WATERBURY, Conn. -- The remains of a World War II airman from Connecticut are finally coming home 80 years after he died 4,000 miles away. 

In 1944, when Kenneth McKeeman's family gathered at a Waterbury church to say goodbye, no one knew where his remains were. 

"Everyone's understanding was that it was over water. So that the likelihood of finding any remains was very, very slim," said Michael McKeeman, who never knew his Uncle Ken. 

Kenneth McKeeman was just 23 when Nazis shot down his bomber in March 1944.

No one knew his remains were buried in a cemetery in France as an "unknown casualty" until the Defense POW/MIA Accounting Agency got in touch. 
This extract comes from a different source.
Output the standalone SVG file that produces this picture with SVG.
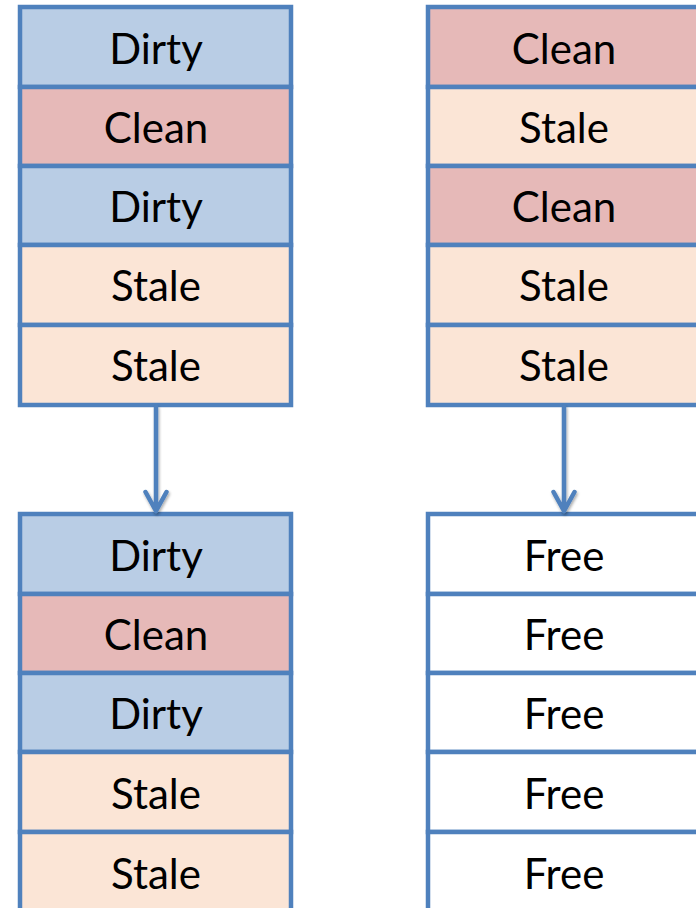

"We will never stop looking for them and recovering them and bringing them home to their loved ones," said Sean Everette, with the agency. 

The DPAA searches the world for remains of unknown casualties and matches DNA to survivors, then brings home those who promised to serve and sacrifice. 

"The country also makes a promise to them and that promise is to never leave a servicemember behind," said Everette. 

At the Waterbury VFW, veterans were impressed that McKeeman is finally coming home to his family. 

"They're able to get closure on everything," said Army veteran Karl Steiner. 

"He deserves to be home, and shouldn't be buried someplace else. He should be buried here," said Marine veteran Larry Pierce. 

McKeeman's nephew said he thinks of his uncle's siblings, who have all passed on. 

"They just assumed the remains would never be found. So sadness for them," he said. "We're going to celebrate his life, what he did for us, the sacrifices he made." 

Kenneth McKeeman will be laid to rest at the State Veterans Cemetery in June.